At 20:30 Beijing time on Wednesday, the US Bureau of Economic Analysis will announce the third-quarter Gross Domestic Product (GDP) data.
Current market expectations suggest that the US third-quarter real GDP initial annualized quarter-on-quarter growth rate is forecasted to be 3%.
FXStreet analyst Eren Sengezer noted that if the GDP data exceeds market expectations, the immediate reaction could be to boost the US Dollar and cause gold prices to decline. On the other hand, disappointing GDP data (between 1% and 2%) could harm the US Dollar.
The Atlanta Fed's GDP Now model indicates that the US economy grew by 3.3% in the third quarter of 2024.Additionally, at 22:00 Beijing time on Wednesday, the U.S. NAR Seasonally Adjusted Existing Home Sales Index for September will be released, with an expected monthly increase of 1.1%.
Kshitij Consulting Services Team has written an article on the trends of major currency pairs, and here are the main points of the article:
U.S. Dollar Index
The U.S. Dollar Index tested 104.636 yesterday and then retreated.
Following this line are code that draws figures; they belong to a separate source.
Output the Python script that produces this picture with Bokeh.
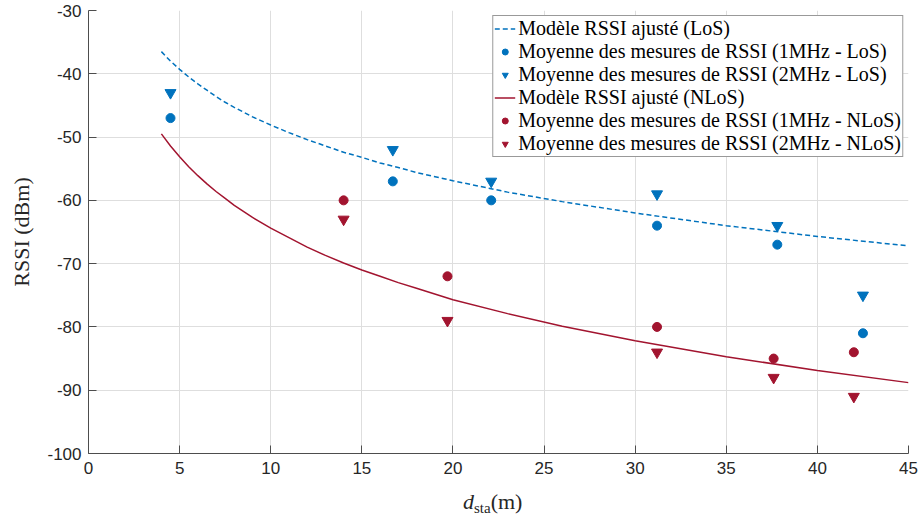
from bokeh.plotting import figure
from bokeh.models import Legend, LegendItem, FixedTicker, Range1d, Div
from bokeh.layouts import column
from bokeh.embed import file_html
from bokeh.resources import INLINE

# ---- data ----
d_model = [4, 4.5, 5, 5.5, 6, 6.5, 7, 7.5, 8, 9, 10, 11, 12, 13, 14, 15, 16, 17, 18, 20,
           23, 26, 30, 35, 40, 45]
rssi_model_los = [-36.5, -38.0, -39.3, -40.5, -41.6, -42.6, -43.6, -44.5, -45.3, -46.8,
                  -48.1, -49.3, -50.4, -51.4, -52.4, -53.2, -54.1, -54.8, -55.6, -56.9,
                  -58.7, -60.2, -62.0, -64.0, -65.7, -67.2]
rssi_model_nlos = [-49.5, -51.4, -53.1, -54.7, -56.1, -57.4, -58.6, -59.7, -60.8, -62.7,
                   -64.4, -65.9, -67.4, -68.7, -69.9, -71.0, -72.0, -73.0, -73.9, -75.7,
                   -77.9, -79.9, -82.2, -84.7, -86.9, -88.8]

d_los = [4.5, 16.7, 22.1, 31.2, 37.8, 42.5]
rssi_los_1mhz = [-47, -57, -60, -64, -67, -81]
rssi_los_2mhz = [-43, -52, -57, -59, -64, -75]

d_nlos = [14.0, 19.7, 31.2, 37.6, 42.0]
rssi_nlos_1mhz = [-60, -72, -80, -85, -84]
rssi_nlos_2mhz = [-63, -79, -84, -88, -91]

x_ticks = [0, 5, 10, 15, 20, 25, 30, 35, 40, 45]
x_tick_labels = ["0", "5", "10", "15", "20", "25", "30", "35", "40", "45"]
y_ticks = [-100, -90, -80, -70, -60, -50, -40, -30]
y_tick_labels = ["-100", "-90", "-80", "-70", "-60", "-50", "-40", "-30"]

labels = [
    "Modèle RSSI ajusté (LoS)",
    "Moyenne des mesures de RSSI (1MHz - LoS)",
    "Moyenne des mesures de RSSI (2MHz - LoS)",
    "Modèle RSSI ajusté (NLoS)",
    "Moyenne des mesures de RSSI (1MHz - NLoS)",
    "Moyenne des mesures de RSSI (2MHz - NLoS)",
]

BLUE = "#0072BD"
RED = "#A2142F"
TXT = "#262626"

p = figure(width=923, height=483, x_range=Range1d(0, 45), y_range=Range1d(-100, -30),
           output_backend="svg", toolbar_location=None,
           min_border_left=88, min_border_right=15, min_border_top=10, min_border_bottom=30)
p.outline_line_color = None
p.background_fill_color = "white"
p.border_fill_color = "white"

for ax in (p.xaxis, p.yaxis):
    ax.axis_line_color = "#4d4d4d"
    ax.axis_line_width = 1
    ax.major_tick_line_color = "#4d4d4d"
    ax.major_tick_in = 8
    ax.major_tick_out = 0
    ax.minor_tick_line_color = None
    ax.major_label_text_font = "Liberation Sans"
    ax.major_label_text_font_size = "17px"
    ax.major_label_text_color = TXT

p.xaxis.ticker = FixedTicker(ticks=x_ticks)
p.yaxis.ticker = FixedTicker(ticks=y_ticks)
p.xaxis.major_label_overrides = {t: s for t, s in zip(x_ticks, x_tick_labels)}
p.yaxis.major_label_overrides = {t: s for t, s in zip(y_ticks, y_tick_labels)}
p.xaxis.major_label_standoff = 8
p.yaxis.major_label_standoff = 7

p.yaxis.axis_label = "RSSI (dBm)"
p.yaxis.axis_label_text_font = "Liberation Serif"
p.yaxis.axis_label_text_font_style = "normal"
p.yaxis.axis_label_text_font_size = "22px"
p.yaxis.axis_label_text_color = TXT
p.yaxis.axis_label_standoff = 10

p.xgrid.ticker = FixedTicker(ticks=x_ticks)
p.ygrid.ticker = FixedTicker(ticks=y_ticks)
for g in (p.xgrid, p.ygrid):
    g.grid_line_color = "#dedede"
    g.grid_line_width = 1

r_los_model = p.line(d_model, rssi_model_los, line_color=BLUE, line_dash="5 3", line_width=1.5)
r_los1 = p.scatter(d_los, rssi_los_1mhz, marker="circle", size=9, color=BLUE)
r_los2 = p.scatter(d_los, rssi_los_2mhz, marker="inverted_triangle", size=11, color=BLUE)
r_nlos_model = p.line(d_model, rssi_model_nlos, line_color=RED, line_width=1.5)
r_nlos1 = p.scatter(d_nlos, rssi_nlos_1mhz, marker="circle", size=9, color=RED)
r_nlos2 = p.scatter(d_nlos, rssi_nlos_2mhz, marker="inverted_triangle", size=11, color=RED)

renderers = [r_los_model, r_los1, r_los2, r_nlos_model, r_nlos1, r_nlos2]
legend = Legend(items=[LegendItem(label=l, renderers=[r]) for l, r in zip(labels, renderers)],
                location="top_right", margin=5, padding=1, spacing=0,
                label_text_font="Liberation Serif", label_text_font_size="20px",
                label_text_color="black", label_height=23, glyph_height=15, glyph_width=21,
                label_standoff=3, border_line_color="#333333", border_line_width=1,
                background_fill_color="white", background_fill_alpha=1.0)
p.add_layout(legend)

# x axis label: d_sta(m), as HTML text below the figure
xlabel = Div(
    text=('<span style="font-family: \'Liberation Serif\'; font-size: 22px; color: #262626; '
          'white-space: nowrap;"><i>d</i><span style="font-size: 15px; position: relative; '
          'top: 4px;">sta</span>(m)</span>'),
    width=923, height=33, margin=(0, 0, 0, 0),
    styles={"padding-left": "463px", "padding-top": "7px", "box-sizing": "border-box",
            "line-height": "24px"},
)

layout = column(p, xlabel, spacing=0)
open("out.html", "w").write(file_html(layout, INLINE))
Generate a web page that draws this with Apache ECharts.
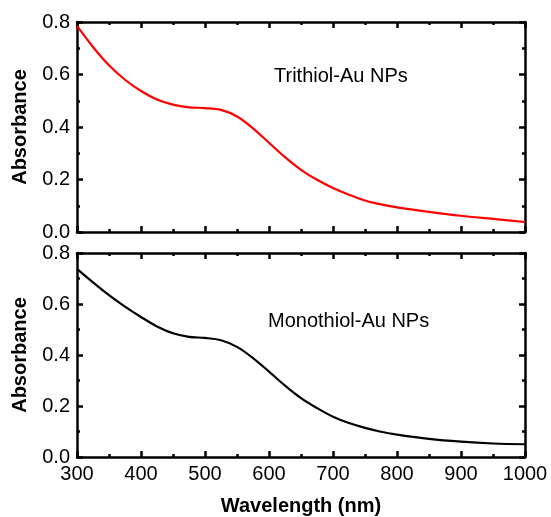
<!DOCTYPE html>
<html>
<head>
<meta charset="utf-8">
<script src="https://cdn.jsdelivr.net/npm/echarts@6/dist/echarts.min.js"></script>
<style>
html,body{margin:0;padding:0;background:#fff;}
#c{width:551px;height:517px;}
</style>
</head>
<body>
<div id="c"></div>
<script>
const wavelengths = [300,325,350,375,400,425,450,475,500,525,550,575,600,625,650,675,700,725,750,775,800,850,900,950,1000];
const trithiol = [0.785,0.705,0.635,0.58,0.537,0.505,0.485,0.475,0.472,0.465,0.44,0.395,0.34,0.285,0.237,0.199,0.168,0.142,0.12,0.105,0.094,0.077,0.062,0.05,0.038];
const monothiol = [0.738,0.685,0.635,0.59,0.549,0.512,0.485,0.471,0.467,0.458,0.432,0.388,0.335,0.28,0.231,0.192,0.158,0.133,0.114,0.099,0.088,0.071,0.06,0.053,0.05];
const xTicks = [300,400,500,600,700,800,900,1000];
const yTicks = [0.0,0.2,0.4,0.6,0.8];
const labelTop = "Trithiol-Au NPs";
const labelBottom = "Monothiol-Au NPs";

const FONT = "Liberation Sans, Arial, sans-serif";
const chart = echarts.init(document.getElementById('c'));

function xAx(grid, pos, showLabel, name) {
  return {
    type:'value', gridIndex:grid, position:pos, min:300, max:1000, interval:100,
    axisLine:{show:true, onZero:false, lineStyle:{color:'#000', width:2.5}},
    axisTick:{show:true, inside:true, length:6, lineStyle:{color:'#000', width:2.5}},
    minorTick:{show:true, splitNumber:2, length:3, lineStyle:{color:'#000', width:2.5}},
    splitLine:{show:false},
    axisLabel:{show:showLabel, color:'#000', fontSize:20, fontFamily:FONT, margin:7,
      formatter: v => String(v)},
    name: name || '', nameLocation:'middle', nameGap:39,
    nameTextStyle:{color:'#000', fontSize:20, fontWeight:'bold', fontFamily:FONT}
  };
}
function yAx(grid, pos, showLabel, name) {
  return {
    type:'value', gridIndex:grid, position:pos, min:0, max:0.8, interval:0.2,
    axisLine:{show:true, onZero:false, lineStyle:{color:'#000', width:2.5}},
    axisTick:{show:true, inside:true, length:6, lineStyle:{color:'#000', width:2.5}},
    minorTick:{show:true, splitNumber:2, length:3, lineStyle:{color:'#000', width:2.5}},
    splitLine:{show:false},
    axisLabel:{show:showLabel, color:'#000', fontSize:20, fontFamily:FONT, margin:7,
      formatter: v => v.toFixed(1)},
    name: name || '', nameLocation:'middle', nameGap:47, nameRotate:90,
    nameTextStyle:{color:'#000', fontSize:20, fontWeight:'bold', fontFamily:FONT}
  };
}

chart.setOption({
  animation:false,
  backgroundColor:'#fff',
  grid:[
    {left:77, right:26, top:22, height:210},
    {left:77, right:26, top:253, height:208}
  ],
  xAxis:[
    xAx(0,'bottom',false), xAx(0,'top',false),
    xAx(1,'bottom',true,'Wavelength (nm)'), xAx(1,'top',false)
  ],
  yAxis:[
    yAx(0,'left',true,'Absorbance'), yAx(0,'right',false),
    yAx(1,'left',true,'Absorbance'), yAx(1,'right',false)
  ],
  series:[
    {type:'line', xAxisIndex:0, yAxisIndex:0, data:wavelengths.map((w,i)=>[w,trithiol[i]]),
     smooth:0.35, showSymbol:false, lineStyle:{color:'#ff0000', width:2.2}},
    {type:'line', xAxisIndex:2, yAxisIndex:2, data:wavelengths.map((w,i)=>[w,monothiol[i]]),
     smooth:0.35, showSymbol:false, lineStyle:{color:'#000', width:2.2}}
  ],
  graphic:[
    {type:'text', left:274, top:66, style:{text:labelTop, fontSize:20, fontFamily:FONT, fill:'#000'}},
    {type:'text', left:268, top:311, style:{text:labelBottom, fontSize:20, fontFamily:FONT, fill:'#000'}}
  ]
});
</script>
</body>
</html>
The index needs to maintain the momentum of breaking above 104.50 to test 105-105.50; otherwise, the overall outlook remains bearish, with potential declines towards 103-102.50. Attention should be paid to the U.S. ADP Employment and U.S. GDP data scheduled for release today.
Euro/U.S. Dollar
The Euro/U.S. Dollar has risen significantly from yesterday's low of 1.0768. Currently, the currency pair is rising within the recent range of 1.0775-1.0850/1.09, which is likely to persist for some time.
U.S. Dollar/Japanese Yen and Euro/Japanese Yen
Due to the strengthening of the U.S. Dollar, U.S. Dollar/Japanese Yen and Euro/Japanese Yen tested 153.86 and 166, respectively. As we mentioned earlier, the possibility of a rebound to 154-155 and 168, respectively, cannot be completely ruled out, followed by a significant decline.USD/CNY
The USD/CNY once rose to 7.1424, approaching our initial target of 7.1436, before experiencing a pullback. We maintain our target unchanged, testing 7.1751 on the upside, and if it fails to sustain above the current level, it may test 7.10 or even lower.
AUD/USD
The AUD/USD has been sliding, in line with our view. If the decline continues, it may test 0.65 in the short term.
GBP/USD
The GBP/USD has been edging higher within the range of 1.2900-1.3150, a range that may persist for a while. Afterward, the currency pair needs to achieve a decisive breakout towards either end of the aforementioned range to further clarify the direction.